All lines from the beginning of the listing through the line with "(5,0) rectangle (7,905);" are to be copied word for word; the pictures are not.

## AVAILABLE DATA
---

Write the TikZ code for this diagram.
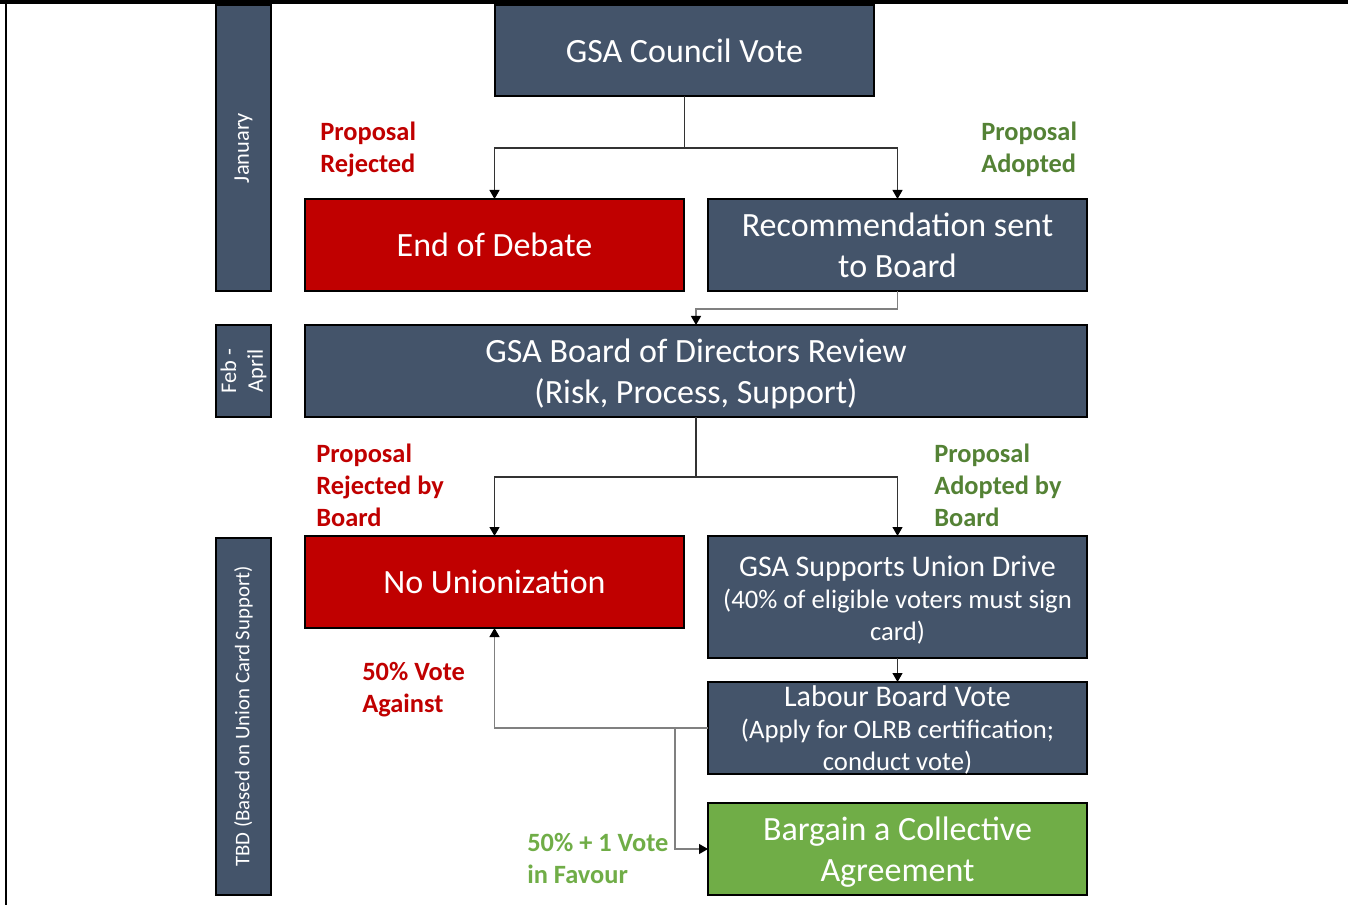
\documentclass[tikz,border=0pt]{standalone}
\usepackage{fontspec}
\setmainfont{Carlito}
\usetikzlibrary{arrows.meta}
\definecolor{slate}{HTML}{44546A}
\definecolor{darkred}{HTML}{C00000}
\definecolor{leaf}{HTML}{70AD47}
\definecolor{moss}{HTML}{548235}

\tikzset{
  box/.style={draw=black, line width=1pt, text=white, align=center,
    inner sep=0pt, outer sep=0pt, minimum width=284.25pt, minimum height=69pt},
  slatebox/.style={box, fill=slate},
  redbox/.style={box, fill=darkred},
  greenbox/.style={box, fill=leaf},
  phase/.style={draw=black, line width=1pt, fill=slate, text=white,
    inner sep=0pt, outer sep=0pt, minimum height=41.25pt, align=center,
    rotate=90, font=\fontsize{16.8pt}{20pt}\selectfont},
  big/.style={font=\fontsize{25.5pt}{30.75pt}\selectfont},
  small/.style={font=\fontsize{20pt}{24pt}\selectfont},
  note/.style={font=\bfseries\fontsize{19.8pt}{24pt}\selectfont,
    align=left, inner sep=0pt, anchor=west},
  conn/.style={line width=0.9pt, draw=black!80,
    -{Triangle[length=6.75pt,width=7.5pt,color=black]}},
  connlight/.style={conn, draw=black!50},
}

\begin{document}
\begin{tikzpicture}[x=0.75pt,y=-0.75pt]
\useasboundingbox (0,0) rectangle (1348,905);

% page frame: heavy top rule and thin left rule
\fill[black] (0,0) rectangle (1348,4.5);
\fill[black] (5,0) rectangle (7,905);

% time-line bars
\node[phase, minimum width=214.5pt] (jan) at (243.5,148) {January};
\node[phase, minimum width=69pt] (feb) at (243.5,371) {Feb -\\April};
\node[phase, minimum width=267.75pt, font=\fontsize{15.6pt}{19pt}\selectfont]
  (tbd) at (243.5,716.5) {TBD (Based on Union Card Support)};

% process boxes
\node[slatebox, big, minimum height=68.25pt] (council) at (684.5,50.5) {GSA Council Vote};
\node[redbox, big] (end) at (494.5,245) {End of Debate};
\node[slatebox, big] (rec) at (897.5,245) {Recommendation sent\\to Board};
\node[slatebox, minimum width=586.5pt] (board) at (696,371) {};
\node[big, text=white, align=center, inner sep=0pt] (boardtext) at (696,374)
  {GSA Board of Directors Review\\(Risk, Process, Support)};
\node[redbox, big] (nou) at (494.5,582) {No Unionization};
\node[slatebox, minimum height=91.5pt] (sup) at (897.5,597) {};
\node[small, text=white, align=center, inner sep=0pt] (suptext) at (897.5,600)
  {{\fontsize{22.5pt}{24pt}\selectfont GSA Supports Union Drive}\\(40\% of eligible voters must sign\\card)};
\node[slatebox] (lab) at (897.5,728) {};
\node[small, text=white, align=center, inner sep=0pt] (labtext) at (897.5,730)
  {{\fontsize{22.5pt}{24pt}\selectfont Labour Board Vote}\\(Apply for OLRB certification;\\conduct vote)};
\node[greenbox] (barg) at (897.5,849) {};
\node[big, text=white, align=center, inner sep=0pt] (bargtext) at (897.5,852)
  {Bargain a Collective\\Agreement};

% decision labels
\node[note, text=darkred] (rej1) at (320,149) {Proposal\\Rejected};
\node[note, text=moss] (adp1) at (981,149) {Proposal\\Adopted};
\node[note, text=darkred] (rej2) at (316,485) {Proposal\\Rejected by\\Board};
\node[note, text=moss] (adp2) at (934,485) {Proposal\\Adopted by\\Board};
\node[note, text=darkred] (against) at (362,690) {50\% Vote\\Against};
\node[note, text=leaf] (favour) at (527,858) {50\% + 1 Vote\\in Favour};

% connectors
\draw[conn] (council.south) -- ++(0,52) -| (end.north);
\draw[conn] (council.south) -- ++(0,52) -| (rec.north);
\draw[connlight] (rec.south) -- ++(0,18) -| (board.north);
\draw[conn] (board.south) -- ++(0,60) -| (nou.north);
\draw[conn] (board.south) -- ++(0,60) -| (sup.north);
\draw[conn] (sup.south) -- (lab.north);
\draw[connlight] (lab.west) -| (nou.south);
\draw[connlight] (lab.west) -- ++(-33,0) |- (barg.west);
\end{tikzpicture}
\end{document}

---

## RESPONSE TO THIS EXERCISE
Write the TikZ code for this diagram.
\documentclass[tikz,border=0pt]{standalone}
\usepackage{fontspec}
\setmainfont{Carlito}
\usetikzlibrary{arrows.meta}
\definecolor{slate}{HTML}{44546A}
\definecolor{darkred}{HTML}{C00000}
\definecolor{leaf}{HTML}{70AD47}
\definecolor{moss}{HTML}{548235}

\tikzset{
  box/.style={draw=black, line width=1pt, text=white, align=center,
    inner sep=0pt, outer sep=0pt, minimum width=284.25pt, minimum height=69pt},
  slatebox/.style={box, fill=slate},
  redbox/.style={box, fill=darkred},
  greenbox/.style={box, fill=leaf},
  phase/.style={draw=black, line width=1pt, fill=slate, text=white,
    inner sep=0pt, outer sep=0pt, minimum height=41.25pt, align=center,
    rotate=90, font=\fontsize{16.8pt}{20pt}\selectfont},
  big/.style={font=\fontsize{25.5pt}{30.75pt}\selectfont},
  small/.style={font=\fontsize{20pt}{24pt}\selectfont},
  note/.style={font=\bfseries\fontsize{19.8pt}{24pt}\selectfont,
    align=left, inner sep=0pt, anchor=west},
  conn/.style={line width=0.9pt, draw=black!80,
    -{Triangle[length=6.75pt,width=7.5pt,color=black]}},
  connlight/.style={conn, draw=black!50},
}

\begin{document}
\begin{tikzpicture}[x=0.75pt,y=-0.75pt]
\useasboundingbox (0,0) rectangle (1348,905);

% page frame: heavy top rule and thin left rule
\fill[black] (0,0) rectangle (1348,4.5);
\fill[black] (5,0) rectangle (7,905);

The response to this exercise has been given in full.